As we build the movement to end poverty in the United States, this example in China can help to illustrate what is concretely possible when state power is taken, held and wielded by the poor and dispossessed. This campaign that centered the revolutionary social force was both made possible and developed by party cadre 100 years after the founding of the CPC. The power of this example and the other policies focused on the poor of China also shed light on what is at stake for the ruling class in the US State’s “strategic competition” with China. We anticipate redbaiting and misinformation around China will escalate as our crises deepen in the US, so our cadre must understand anti-China propaganda as a “divide and conquer” tactic of our ruling class.
Introduction
The UPoor Think Tank’s China Task Force was established to study the Chinese revolutionary process to identify lessons for our struggle. Many things about the Chinese situation are extremely different from our context in the US, but we can draw lessons from their cadres’ use of strategy and tactics. China’s revolutionary process is at a very different stage from our own, and it started from a very different material situation than what we are experiencing in the United States. At the same time, the Chinese Communist Party (CPC) is in escalating conflict with the same US State, which is the primary state power wielded in service of the global capitalist class. This is also the same US State whose violence and threat of violence is our fundamental obstacle in our pursuit of power for poor people.
The Reform and Opening Period initiated by Deng Xiaoping in 1978 focused on using foreign direct investment to develop the forces of production in China. This helped to grow and develop the Chinese economy and raised 770 million rural residents out of extreme poverty. This also increased income and wealth inequality in China. When Xi Jinping, the current general secretary of the CPC and President of the People’s Republic of China (PRC) came into office in 2012, there were still 98.99 million people living in absolute poverty in China, out of a total population of about 1.4 billion. These were commonly in isolated and undeveloped rural areas and regions that faced the most extreme challenges. This population was the focus of the successful Extreme Poverty alleviation project, which set and achieved the goal of lifting all 98.99 million out of poverty before the end of 2020.
This article will focus on the recent work of the CPC to continue the revolutionary process in China, especially during Xi’s tenure since 2012. We see the Campaign to Eradicate Extreme Poverty as having multiple goals, including the strategic development of party cadre with the clarity, connectedness, commitment, and competence to continue their revolutionary process forward across generations and also to continually develop a state apparatus that can meet the needs of a huge diversity of people, with a particular focus on the poor.
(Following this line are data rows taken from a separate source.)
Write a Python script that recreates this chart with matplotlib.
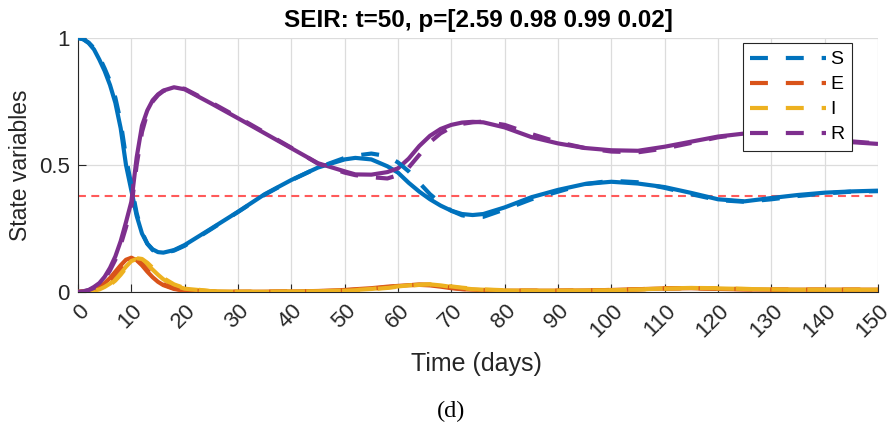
import matplotlib
matplotlib.use("Agg")
import matplotlib.pyplot as plt
import matplotlib.transforms as mtransforms
import numpy as np

# ---------------- data ----------------
t = [0, 1, 2, 3, 4, 5, 6, 7, 8, 9, 10, 11, 12, 13, 14, 15, 16, 18, 20, 25, 30, 35, 40, 45,
     50, 52, 55, 58, 60, 62, 64, 66, 68, 70, 72, 74, 76, 80, 85, 90, 95, 100, 105, 110, 115,
     120, 125, 130, 135, 140, 145, 150]

# observed (solid)
S_obs = [1.0, 0.995, 0.98, 0.955, 0.915, 0.87, 0.815, 0.745, 0.645, 0.50, 0.40, 0.30, 0.23, 0.19,
         0.168, 0.157, 0.155, 0.165, 0.185, 0.25, 0.316, 0.385, 0.441, 0.49, 0.522, 0.528, 0.522,
         0.495, 0.47, 0.43, 0.395, 0.365, 0.34, 0.32, 0.307, 0.303, 0.307, 0.333, 0.373, 0.402,
         0.425, 0.434, 0.427, 0.413, 0.39, 0.365, 0.357, 0.37, 0.382, 0.391, 0.396, 0.399]
E_obs = [0.0, 0.002, 0.005, 0.011, 0.02, 0.035, 0.055, 0.08, 0.105, 0.127, 0.135, 0.125, 0.105,
         0.08, 0.058, 0.04, 0.027, 0.012, 0.005, 0.001, 0.0005, 0.001, 0.002, 0.004, 0.008, 0.011,
         0.015, 0.021, 0.024, 0.027, 0.028, 0.026, 0.021, 0.015, 0.011, 0.009, 0.007, 0.005, 0.005,
         0.005, 0.006, 0.008, 0.011, 0.014, 0.015, 0.012, 0.010, 0.009, 0.009, 0.009, 0.009, 0.009]
I_obs = [0.0, 0.001, 0.002, 0.005, 0.01, 0.02, 0.033, 0.05, 0.075, 0.10, 0.122, 0.13, 0.125, 0.108,
         0.088, 0.068, 0.05, 0.026, 0.013, 0.003, 0.001, 0.001, 0.002, 0.003, 0.006, 0.008, 0.012,
         0.018, 0.022, 0.026, 0.029, 0.030, 0.026, 0.020, 0.015, 0.011, 0.009, 0.006, 0.005, 0.005,
         0.006, 0.007, 0.010, 0.014, 0.016, 0.014, 0.012, 0.010, 0.009, 0.009, 0.009, 0.009]
R_obs = [0.0, 0.003, 0.008, 0.02, 0.035, 0.06, 0.095, 0.14, 0.20, 0.275, 0.355, 0.53, 0.655, 0.715,
         0.755, 0.778, 0.793, 0.806, 0.798, 0.742, 0.684, 0.625, 0.566, 0.507, 0.475, 0.463, 0.462,
         0.472, 0.487, 0.525, 0.575, 0.615, 0.642, 0.658, 0.667, 0.670, 0.668, 0.648, 0.61, 0.585,
         0.567, 0.558, 0.556, 0.572, 0.592, 0.612, 0.624, 0.626, 0.618, 0.603, 0.59, 0.583]

# model (dashed)
S_mod = [1.0, 0.995, 0.982, 0.96, 0.925, 0.88, 0.83, 0.765, 0.67, 0.53, 0.42, 0.31, 0.235, 0.19,
         0.165, 0.155, 0.153, 0.163, 0.182, 0.248, 0.315, 0.383, 0.44, 0.49, 0.528, 0.537, 0.545,
         0.535, 0.51, 0.475, 0.43, 0.385, 0.35, 0.32, 0.302, 0.295, 0.296, 0.325, 0.365, 0.395,
         0.425, 0.438, 0.432, 0.41, 0.385, 0.362, 0.355, 0.365, 0.378, 0.388, 0.395, 0.397]
E_mod = [0.0, 0.001, 0.004, 0.009, 0.017, 0.03, 0.049, 0.073, 0.098, 0.122, 0.134, 0.128, 0.11,
         0.086, 0.063, 0.044, 0.03, 0.014, 0.006, 0.001, 0.0005, 0.001, 0.002, 0.003, 0.007, 0.009,
         0.013, 0.019, 0.023, 0.027, 0.029, 0.028, 0.023, 0.017, 0.012, 0.009, 0.007, 0.005, 0.005,
         0.005, 0.006, 0.008, 0.011, 0.014, 0.015, 0.013, 0.011, 0.009, 0.009, 0.009, 0.009, 0.009]
I_mod = [0.0, 0.0005, 0.0015, 0.004, 0.008, 0.016, 0.028, 0.045, 0.068, 0.095, 0.12, 0.133, 0.13,
         0.115, 0.095, 0.074, 0.055, 0.03, 0.015, 0.003, 0.001, 0.001, 0.002, 0.003, 0.005, 0.007,
         0.011, 0.016, 0.021, 0.025, 0.028, 0.030, 0.027, 0.022, 0.017, 0.013, 0.010, 0.007, 0.005,
         0.005, 0.006, 0.007, 0.010, 0.013, 0.016, 0.015, 0.012, 0.010, 0.009, 0.009, 0.009, 0.009]
R_mod = [0.0, 0.002, 0.007, 0.016, 0.03, 0.052, 0.085, 0.127, 0.185, 0.255, 0.335, 0.50, 0.63, 0.705,
         0.75, 0.775, 0.791, 0.806, 0.80, 0.746, 0.688, 0.628, 0.568, 0.505, 0.47, 0.46, 0.452,
         0.447, 0.46, 0.49, 0.54, 0.59, 0.625, 0.648, 0.662, 0.668, 0.671, 0.658, 0.622, 0.59,
         0.567, 0.553, 0.55, 0.565, 0.587, 0.609, 0.623, 0.627, 0.621, 0.607, 0.593, 0.585]

threshold = 0.378
labels = ["S", "E", "I", "R"]
colors = ["#0072BD", "#D95319", "#EDB120", "#7E2F8E"]
xticks = list(range(0, 151, 10))
yticks = [0, 0.5, 1]
yticklabels = ["0", "0.5", "1"]
title = "SEIR: t=50, p=[2.59 0.98 0.99 0.02]"

# ---------------- figure ----------------
plt.rcParams['font.family'] = ['Liberation Sans', 'DejaVu Sans']
fig = plt.figure(figsize=(8.94, 4.26), dpi=100)
ax = fig.add_axes([78/894, 134/426, 800/894, 254/426])

obs = [S_obs, E_obs, I_obs, R_obs]
mod = [S_mod, E_mod, I_mod, R_mod]
for y, c in zip(obs, colors):
    ax.plot(t, y, color=c, lw=3, solid_capstyle='butt', zorder=3)
handles = []
for y, c, lab in zip(mod, colors, labels):
    h, = ax.plot(t, y, color=c, lw=3, dashes=(4.3, 4.3), label=lab, zorder=3)
    handles.append(h)

ax.axhline(threshold, color="#FF5A5A", lw=1.5, dashes=(3.8, 2.6), zorder=2)

ax.set_xlim(0, 150)
ax.set_ylim(0, 1)
ax.set_xticks(xticks)
ax.set_xticklabels([str(v) for v in xticks], rotation=45, ha='right', va='center',
                   rotation_mode='anchor')
ax.set_yticks(yticks)
ax.set_yticklabels(yticklabels)
ax.grid(True, color='#DCDCDC', lw=0.9)
ax.set_axisbelow(True)
for s in ['top', 'right']:
    ax.spines[s].set_visible(False)
for s in ['left', 'bottom']:
    ax.spines[s].set_color('#262626')
    ax.spines[s].set_linewidth(0.8)
ax.tick_params(direction='in', length=6, width=0.8, colors='#262626', labelsize=16,
               top=False, right=False)
ax.tick_params(axis='x', pad=10)
ax.tick_params(axis='y', pad=6)

offset = mtransforms.ScaledTranslation(8/100, -2/100, fig.dpi_scale_trans)
for lab in ax.get_xticklabels():
    lab.set_transform(lab.get_transform() + offset)

ax.set_title(title, fontsize=17.5, fontweight='bold', pad=8)
ax.set_xlabel("Time (days)", fontsize=18, color='#262626', va='top')
ax.xaxis.set_label_coords(0.4975, -0.236)
ax.set_ylabel("State variables", fontsize=16.5, color='#262626')
ax.yaxis.set_label_coords(-0.057, 0.5)

leg = ax.legend(handles=handles, loc='upper right', bbox_to_anchor=(852/894, 383/426),
                bbox_transform=fig.transFigure, fontsize=14, handlelength=3.9,
                handletextpad=0.2, labelspacing=0.38, borderpad=0.4, borderaxespad=0,
                frameon=True, fancybox=False, edgecolor='#262626', framealpha=1)
leg.get_frame().set_linewidth(0.8)

fig.text(451/894, 1 - 411/426, "(d)", ha='center', va='center',
         fontsize=17.5, family='Liberation Serif')

fig.savefig("out.png", dpi=100)
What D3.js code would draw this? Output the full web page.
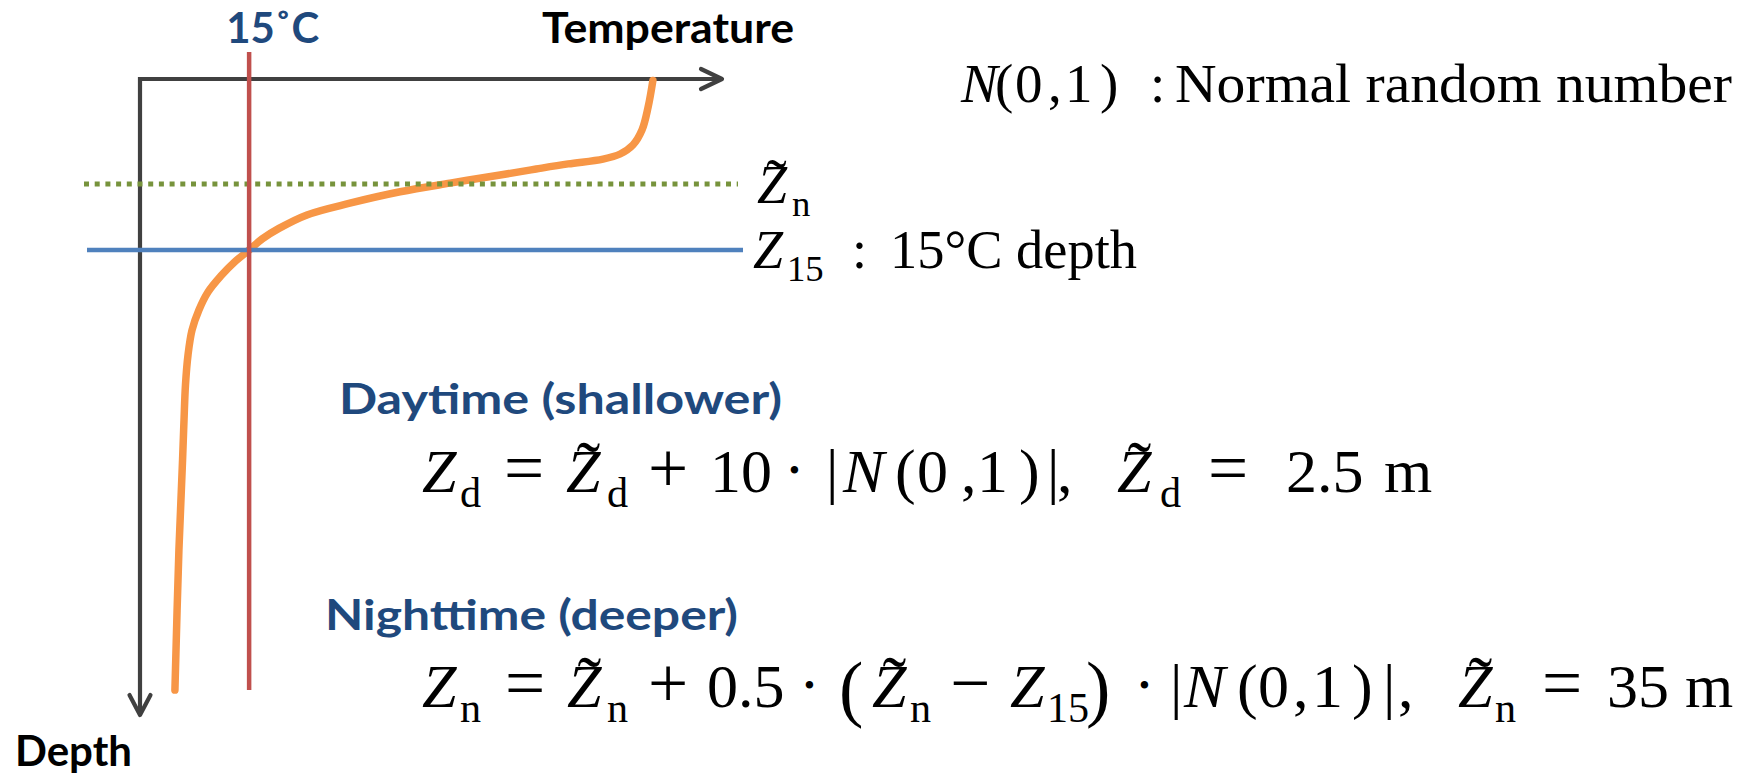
<!DOCTYPE html>
<html>
<head>
<meta charset="utf-8">
<script src="https://cdn.jsdelivr.net/npm/d3@7"></script>
<style>
  body { margin: 0; background: #fff; }
  svg { display: block; background: #fff; }
  .sans { font-family: Lato, "Open Sans", sans-serif; font-weight: 700; }
  .math { font-family: "Liberation Serif", "DejaVu Serif", serif; fill: #000; }
</style>
</head>
<body>
<svg id="chart" width="1758" height="775"></svg>
<script>
// Schematic temperature profile (depth in m, temperature in degC)
const profileDepth = [0.5, 9.3, 17.0, 22.0, 25.0, 26.7, 28.3, 30.0, 32.0, 34.7, 37.6, 41.4, 45.3, 49.8, 53.3, 57.0, 61.0, 65.7, 71.0, 77.0, 83.7, 92.0, 102.0, 113.7, 127.0, 157.0, 203.7];
const profileTemp = [26.10, 25.97, 25.80, 25.55, 25.20, 24.73, 23.77, 22.89, 21.90, 20.52, 19.15, 17.77, 16.59, 15.82, 15.36, 15.0, 14.60, 14.22, 13.87, 13.62, 13.43, 13.32, 13.25, 13.21, 13.17, 13.07, 12.96];

// reference levels
const refTemp = 15;      // 15 degC isotherm
const zNight = 35;       // Z~n
const z15 = 57;          // depth of 15 degC
const redSpan = [-9, 203.7];

const tempDomain = [12, 28];
const depthDomain = [0, 212];

const svg = d3.select("#chart");

const x = d3.scaleLinear().domain(tempDomain).range([140, 722]);
const y = d3.scaleLinear().domain(depthDomain).range([79, 715]);

const axisColor = "#404040";
const darkBlue = "#1F497D";

// axes with open arrow heads
const gAxes = svg.append("g");
gAxes.append("path")
  .attr("d", d3.line()([[x(tempDomain[0]), y(depthDomain[1]) - 2], [x(tempDomain[0]), y(0)], [x(tempDomain[1]) - 2, y(0)]]))
  .attr("fill", "none").attr("stroke", axisColor).attr("stroke-width", 4.2);
gAxes.append("path")
  .attr("d", d3.line()([[x(tempDomain[1]) - 21, y(0) - 10], [x(tempDomain[1]), y(0)], [x(tempDomain[1]) - 21, y(0) + 10]]))
  .attr("fill", "none").attr("stroke", axisColor).attr("stroke-width", 4.2)
  .attr("stroke-linecap", "round").attr("stroke-linejoin", "round");
gAxes.append("path")
  .attr("d", d3.line()([[x(tempDomain[0]) - 10.5, y(depthDomain[1]) - 20], [x(tempDomain[0]), y(depthDomain[1])], [x(tempDomain[0]) + 10.5, y(depthDomain[1]) - 20]]))
  .attr("fill", "none").attr("stroke", axisColor).attr("stroke-width", 4.2)
  .attr("stroke-linecap", "round").attr("stroke-linejoin", "round");

// temperature profile
const profile = profileDepth.map((d, i) => ({ depth: d, temp: profileTemp[i] }));
svg.append("path")
  .datum(profile)
  .attr("d", d3.line().x(d => x(d.temp)).y(d => y(d.depth)).curve(d3.curveCatmullRom.alpha(0.5)))
  .attr("fill", "none").attr("stroke", "#F79646").attr("stroke-width", 7.5)
  .attr("stroke-linecap", "round").attr("stroke-linejoin", "round");

// Z15 line
svg.append("line")
  .attr("x1", 87).attr("x2", 743).attr("y1", y(z15)).attr("y2", y(z15))
  .attr("stroke", "#4F81BD").attr("stroke-width", 4.5);

// Z~n dotted line
svg.append("line")
  .attr("x1", 84).attr("x2", 738).attr("y1", y(zNight)).attr("y2", y(zNight))
  .attr("stroke", "#77933C").attr("stroke-width", 4.8)
  .attr("stroke-dasharray", "5,5.7");

// 15 degC isotherm
svg.append("line")
  .attr("x1", x(refTemp)).attr("x2", x(refTemp)).attr("y1", y(redSpan[0])).attr("y2", y(redSpan[1]))
  .attr("stroke", "#C0504D").attr("stroke-width", 4.5);

// bold labels
function label(text, x0, base, width, color) {
  svg.append("text").attr("class", "sans")
    .attr("x", x0).attr("y", base)
    .attr("font-size", 42)
    .attr("fill", color)
    .attr("textLength", width).attr("lengthAdjust", "spacingAndGlyphs")
    .text(text);
}
label("15˚C", x(refTemp) - 23, 43, 93, darkBlue);
label("Temperature", 542, 43, 252, "#000");
label("Depth", 15, 766, 117, "#000");
label("Daytime (shallower)", 339, 414, 443, darkBlue);
label("Nighttime (deeper)", 325, 630, 413, darkBlue);

// math pieces: it = italic, rm = upright, sub = subscript, op = operator, big = tall bracket, dot = product dot
function drawMath(tokens, base, size) {
  const t = svg.append("text").attr("class", "math").attr("font-size", size);
  tokens.forEach(tk => {
    if (tk.w) {
      svg.append("text").attr("class", "math")
        .attr("x", tk.x).attr("y", base).attr("font-size", size)
        .attr("textLength", tk.w).attr("lengthAdjust", "spacingAndGlyphs")
        .text(tk.t);
      return;
    }
    const s = t.append("tspan").attr("x", tk.x).text(tk.t);
    if (tk.k === "sub") {
      s.attr("y", base + size * 0.245).attr("font-size", size * 0.68);
    } else if (tk.k === "big") {
      s.attr("y", base + size * 0.1).attr("font-size", size * 1.18);
    } else if (tk.k === "op") {
      s.attr("y", base).attr("font-size", size * 1.15);
    } else if (tk.k === "dot") {
      s.attr("y", base - size * 0.17).attr("font-size", size * 0.5);
    } else {
      s.attr("y", base).attr("font-size", size);
      if (tk.k === "it") s.attr("font-style", "italic");
    }
    if (tk.tilde) {
      t.append("tspan")
        .attr("x", tk.x + size * 0.36).attr("y", base - size * 0.02)
        .attr("font-size", size * 1.15).attr("text-anchor", "middle")
        .text("˜");
    }
  });
}

// N(0,1) : Normal random number
drawMath([
  { t: "N", x: 961, k: "it" }, { t: "(", x: 995, k: "rm" }, { t: "0", x: 1015, k: "rm" },
  { t: ",", x: 1048, k: "rm" }, { t: "1", x: 1065, k: "rm" }, { t: ")", x: 1100, k: "rm" },
  { t: ":", x: 1150, k: "rm" },
  { t: "Normal random number", x: 1175, k: "rm", w: 557 }
], 102, 55);

// line labels
drawMath([
  { t: "Z", x: 757, k: "it", tilde: true }, { t: "n", x: 792, k: "sub" }
], 203, 54);
drawMath([
  { t: "Z", x: 753, k: "it" }, { t: "15", x: 787, k: "sub" },
  { t: ":", x: 852, k: "rm" },
  { t: "15°C depth", x: 890, k: "rm", w: 247 }
], 268, 54);

// daytime formula
drawMath([
  { t: "Z", x: 422, k: "it" }, { t: "d", x: 460, k: "sub" },
  { t: "=", x: 504, k: "op" },
  { t: "Z", x: 566, k: "it", tilde: true }, { t: "d", x: 607, k: "sub" },
  { t: "+", x: 648, k: "op" },
  { t: "10", x: 710, k: "rm" },
  { t: "•", x: 789, k: "dot" },
  { t: "|", x: 826, k: "rm" },
  { t: "N", x: 843, k: "it" },
  { t: "(", x: 895, k: "rm" }, { t: "0", x: 917, k: "rm" }, { t: ",", x: 961, k: "rm" },
  { t: "1", x: 977, k: "rm" }, { t: ")", x: 1019, k: "rm" },
  { t: "|", x: 1047, k: "rm" }, { t: ",", x: 1057, k: "rm" },
  { t: "Z", x: 1117, k: "it", tilde: true }, { t: "d", x: 1160, k: "sub" },
  { t: "=", x: 1208, k: "op" },
  { t: "2.5", x: 1286, k: "rm" },
  { t: "m", x: 1384, k: "rm" }
], 492, 62);

// nighttime formula
drawMath([
  { t: "Z", x: 422, k: "it" }, { t: "n", x: 460, k: "sub" },
  { t: "=", x: 505, k: "op" },
  { t: "Z", x: 567, k: "it", tilde: true }, { t: "n", x: 607, k: "sub" },
  { t: "+", x: 648, k: "op" },
  { t: "0.5", x: 707, k: "rm" },
  { t: "•", x: 804, k: "dot" },
  { t: "(", x: 839, k: "big" },
  { t: "Z", x: 872, k: "it", tilde: true }, { t: "n", x: 910, k: "sub" },
  { t: "−", x: 950, k: "op" },
  { t: "Z", x: 1010, k: "it" }, { t: "15", x: 1047, k: "sub" },
  { t: ")", x: 1086, k: "big" },
  { t: "•", x: 1139, k: "dot" },
  { t: "|", x: 1170, k: "rm" },
  { t: "N", x: 1184, k: "it" },
  { t: "(", x: 1237, k: "rm" }, { t: "0", x: 1258, k: "rm" }, { t: ",", x: 1293, k: "rm" },
  { t: "1", x: 1312, k: "rm" }, { t: ")", x: 1352, k: "rm" },
  { t: "|", x: 1383, k: "rm" }, { t: ",", x: 1398, k: "rm" },
  { t: "Z", x: 1458, k: "it", tilde: true }, { t: "n", x: 1495, k: "sub" },
  { t: "=", x: 1542, k: "op" },
  { t: "35", x: 1607, k: "rm" },
  { t: "m", x: 1685, k: "rm" }
], 707, 62);
</script>
</body>
</html>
There are many lessons we can draw from this campaign in both of these areas, which we identify as areas for future study.
Example of the Chinese and US State’s relationship with the Poor
There is a notable and rare consensus of the Democratic and Republican parties of the United States that China is a threat. Both parties see it as a source, albeit in different forms, of diverting attention away or at times scapegoating domestic issues to ‘foreign enemies.’ In the U.S. our culture of pragmatism prevents us from seeing this integral relationship between domestic and foreign policy ‘issues,’ and is made to believe they are separate when in fact it is the very same U.S. state purporting and implementing these policies with overlapping goals. The scapegoating and propaganda on China from our ruling class is a clear divide and conquer strategy for keeping the global poor and dispossessed disorganized. The specific points of criticism made on China, especially on domestic issues impacting the poor, parallels points of weakness for our ruling class.